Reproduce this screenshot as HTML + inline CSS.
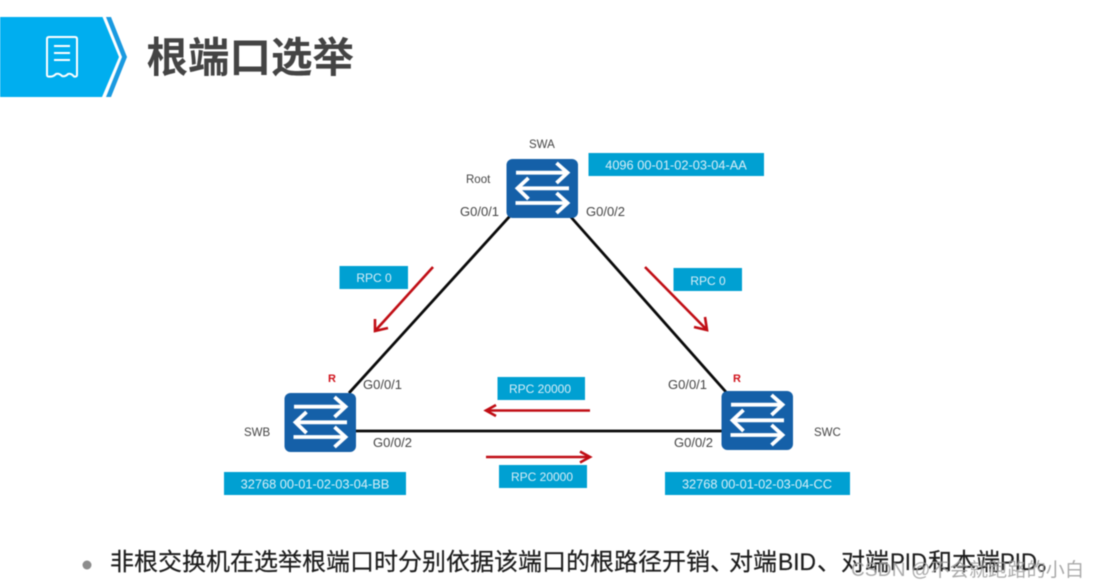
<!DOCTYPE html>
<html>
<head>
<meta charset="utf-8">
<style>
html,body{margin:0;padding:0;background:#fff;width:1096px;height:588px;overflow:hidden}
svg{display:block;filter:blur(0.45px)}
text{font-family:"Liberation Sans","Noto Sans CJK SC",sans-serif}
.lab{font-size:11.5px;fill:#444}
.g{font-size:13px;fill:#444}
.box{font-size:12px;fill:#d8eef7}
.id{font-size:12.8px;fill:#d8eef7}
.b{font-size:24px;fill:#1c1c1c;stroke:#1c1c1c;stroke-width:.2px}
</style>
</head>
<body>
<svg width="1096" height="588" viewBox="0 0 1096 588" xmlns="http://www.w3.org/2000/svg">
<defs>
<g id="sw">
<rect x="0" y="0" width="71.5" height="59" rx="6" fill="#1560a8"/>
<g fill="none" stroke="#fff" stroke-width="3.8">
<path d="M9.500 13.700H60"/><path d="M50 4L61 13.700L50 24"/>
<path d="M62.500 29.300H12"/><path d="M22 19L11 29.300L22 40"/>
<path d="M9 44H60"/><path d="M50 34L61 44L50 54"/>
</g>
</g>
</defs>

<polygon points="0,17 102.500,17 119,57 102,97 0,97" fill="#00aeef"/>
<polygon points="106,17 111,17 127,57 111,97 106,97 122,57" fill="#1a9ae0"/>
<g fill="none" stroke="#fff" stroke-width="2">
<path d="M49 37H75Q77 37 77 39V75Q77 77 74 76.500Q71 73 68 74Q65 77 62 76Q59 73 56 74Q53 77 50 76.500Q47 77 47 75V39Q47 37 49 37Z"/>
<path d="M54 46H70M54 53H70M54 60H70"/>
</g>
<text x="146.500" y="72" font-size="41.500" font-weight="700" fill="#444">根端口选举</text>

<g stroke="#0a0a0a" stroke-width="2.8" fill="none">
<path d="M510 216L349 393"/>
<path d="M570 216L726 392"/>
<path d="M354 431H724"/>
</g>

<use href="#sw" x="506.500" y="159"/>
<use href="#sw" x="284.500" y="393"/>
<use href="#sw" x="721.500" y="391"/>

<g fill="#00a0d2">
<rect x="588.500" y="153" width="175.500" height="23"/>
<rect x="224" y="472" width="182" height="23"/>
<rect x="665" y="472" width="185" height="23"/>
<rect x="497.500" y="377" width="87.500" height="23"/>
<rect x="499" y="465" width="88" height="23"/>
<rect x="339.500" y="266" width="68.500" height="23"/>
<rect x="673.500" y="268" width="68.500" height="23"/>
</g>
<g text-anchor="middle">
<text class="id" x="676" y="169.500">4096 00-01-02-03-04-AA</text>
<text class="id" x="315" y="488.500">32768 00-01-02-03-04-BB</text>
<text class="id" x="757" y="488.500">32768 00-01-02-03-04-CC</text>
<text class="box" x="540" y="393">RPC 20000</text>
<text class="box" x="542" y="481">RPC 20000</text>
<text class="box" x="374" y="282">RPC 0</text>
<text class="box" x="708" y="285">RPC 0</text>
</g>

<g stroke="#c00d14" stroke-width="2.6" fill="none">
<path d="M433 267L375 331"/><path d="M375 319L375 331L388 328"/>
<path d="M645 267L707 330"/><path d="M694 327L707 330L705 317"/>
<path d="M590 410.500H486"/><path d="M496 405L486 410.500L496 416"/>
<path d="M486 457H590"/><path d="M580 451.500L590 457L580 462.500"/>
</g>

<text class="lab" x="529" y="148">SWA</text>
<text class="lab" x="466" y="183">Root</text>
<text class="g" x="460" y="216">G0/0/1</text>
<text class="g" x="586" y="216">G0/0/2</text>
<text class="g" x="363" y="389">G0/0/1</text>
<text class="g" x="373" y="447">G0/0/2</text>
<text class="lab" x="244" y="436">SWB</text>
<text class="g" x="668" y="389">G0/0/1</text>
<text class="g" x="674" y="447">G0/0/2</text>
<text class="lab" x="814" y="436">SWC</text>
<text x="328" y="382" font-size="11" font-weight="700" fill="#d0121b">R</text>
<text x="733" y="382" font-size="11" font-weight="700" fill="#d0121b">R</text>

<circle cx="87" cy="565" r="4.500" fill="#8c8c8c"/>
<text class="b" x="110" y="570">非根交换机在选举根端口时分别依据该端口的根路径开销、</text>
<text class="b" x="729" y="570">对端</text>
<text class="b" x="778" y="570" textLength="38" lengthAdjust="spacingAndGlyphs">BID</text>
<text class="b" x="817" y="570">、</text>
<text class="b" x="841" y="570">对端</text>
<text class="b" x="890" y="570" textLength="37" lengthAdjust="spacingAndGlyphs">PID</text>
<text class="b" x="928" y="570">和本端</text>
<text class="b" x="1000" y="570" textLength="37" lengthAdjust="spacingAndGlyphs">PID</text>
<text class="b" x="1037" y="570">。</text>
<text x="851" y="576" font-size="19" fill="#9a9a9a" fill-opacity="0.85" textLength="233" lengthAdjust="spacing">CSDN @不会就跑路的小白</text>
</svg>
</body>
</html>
● ● ●
Retype each line of the listing above word for word. Exclude the pictures.

◆ Result of the task:
Reproduce this screenshot as HTML + inline CSS.
<!DOCTYPE html>
<html>
<head>
<meta charset="utf-8">
<style>
html,body{margin:0;padding:0;background:#fff;width:1096px;height:588px;overflow:hidden}
svg{display:block;filter:blur(0.45px)}
text{font-family:"Liberation Sans","Noto Sans CJK SC",sans-serif}
.lab{font-size:11.5px;fill:#444}
.g{font-size:13px;fill:#444}
.box{font-size:12px;fill:#d8eef7}
.id{font-size:12.8px;fill:#d8eef7}
.b{font-size:24px;fill:#1c1c1c;stroke:#1c1c1c;stroke-width:.2px}
</style>
</head>
<body>
<svg width="1096" height="588" viewBox="0 0 1096 588" xmlns="http://www.w3.org/2000/svg">
<defs>
<g id="sw">
<rect x="0" y="0" width="71.5" height="59" rx="6" fill="#1560a8"/>
<g fill="none" stroke="#fff" stroke-width="3.8">
<path d="M9.500 13.700H60"/><path d="M50 4L61 13.700L50 24"/>
<path d="M62.500 29.300H12"/><path d="M22 19L11 29.300L22 40"/>
<path d="M9 44H60"/><path d="M50 34L61 44L50 54"/>
</g>
</g>
</defs>

<polygon points="0,17 102.500,17 119,57 102,97 0,97" fill="#00aeef"/>
<polygon points="106,17 111,17 127,57 111,97 106,97 122,57" fill="#1a9ae0"/>
<g fill="none" stroke="#fff" stroke-width="2">
<path d="M49 37H75Q77 37 77 39V75Q77 77 74 76.500Q71 73 68 74Q65 77 62 76Q59 73 56 74Q53 77 50 76.500Q47 77 47 75V39Q47 37 49 37Z"/>
<path d="M54 46H70M54 53H70M54 60H70"/>
</g>
<text x="146.500" y="72" font-size="41.500" font-weight="700" fill="#444">根端口选举</text>

<g stroke="#0a0a0a" stroke-width="2.8" fill="none">
<path d="M510 216L349 393"/>
<path d="M570 216L726 392"/>
<path d="M354 431H724"/>
</g>

<use href="#sw" x="506.500" y="159"/>
<use href="#sw" x="284.500" y="393"/>
<use href="#sw" x="721.500" y="391"/>

<g fill="#00a0d2">
<rect x="588.500" y="153" width="175.500" height="23"/>
<rect x="224" y="472" width="182" height="23"/>
<rect x="665" y="472" width="185" height="23"/>
<rect x="497.500" y="377" width="87.500" height="23"/>
<rect x="499" y="465" width="88" height="23"/>
<rect x="339.500" y="266" width="68.500" height="23"/>
<rect x="673.500" y="268" width="68.500" height="23"/>
</g>
<g text-anchor="middle">
<text class="id" x="676" y="169.500">4096 00-01-02-03-04-AA</text>
<text class="id" x="315" y="488.500">32768 00-01-02-03-04-BB</text>
<text class="id" x="757" y="488.500">32768 00-01-02-03-04-CC</text>
<text class="box" x="540" y="393">RPC 20000</text>
<text class="box" x="542" y="481">RPC 20000</text>
<text class="box" x="374" y="282">RPC 0</text>
<text class="box" x="708" y="285">RPC 0</text>
</g>

<g stroke="#c00d14" stroke-width="2.6" fill="none">
<path d="M433 267L375 331"/><path d="M375 319L375 331L388 328"/>
<path d="M645 267L707 330"/><path d="M694 327L707 330L705 317"/>
<path d="M590 410.500H486"/><path d="M496 405L486 410.500L496 416"/>
<path d="M486 457H590"/><path d="M580 451.500L590 457L580 462.500"/>
</g>

<text class="lab" x="529" y="148">SWA</text>
<text class="lab" x="466" y="183">Root</text>
<text class="g" x="460" y="216">G0/0/1</text>
<text class="g" x="586" y="216">G0/0/2</text>
<text class="g" x="363" y="389">G0/0/1</text>
<text class="g" x="373" y="447">G0/0/2</text>
<text class="lab" x="244" y="436">SWB</text>
<text class="g" x="668" y="389">G0/0/1</text>
<text class="g" x="674" y="447">G0/0/2</text>
<text class="lab" x="814" y="436">SWC</text>
<text x="328" y="382" font-size="11" font-weight="700" fill="#d0121b">R</text>
<text x="733" y="382" font-size="11" font-weight="700" fill="#d0121b">R</text>

<circle cx="87" cy="565" r="4.500" fill="#8c8c8c"/>
<text class="b" x="110" y="570">非根交换机在选举根端口时分别依据该端口的根路径开销、</text>
<text class="b" x="729" y="570">对端</text>
<text class="b" x="778" y="570" textLength="38" lengthAdjust="spacingAndGlyphs">BID</text>
<text class="b" x="817" y="570">、</text>
<text class="b" x="841" y="570">对端</text>
<text class="b" x="890" y="570" textLength="37" lengthAdjust="spacingAndGlyphs">PID</text>
<text class="b" x="928" y="570">和本端</text>
<text class="b" x="1000" y="570" textLength="37" lengthAdjust="spacingAndGlyphs">PID</text>
<text class="b" x="1037" y="570">。</text>
<text x="851" y="576" font-size="19" fill="#9a9a9a" fill-opacity="0.85" textLength="233" lengthAdjust="spacing">CSDN @不会就跑路的小白</text>
</svg>
</body>
</html>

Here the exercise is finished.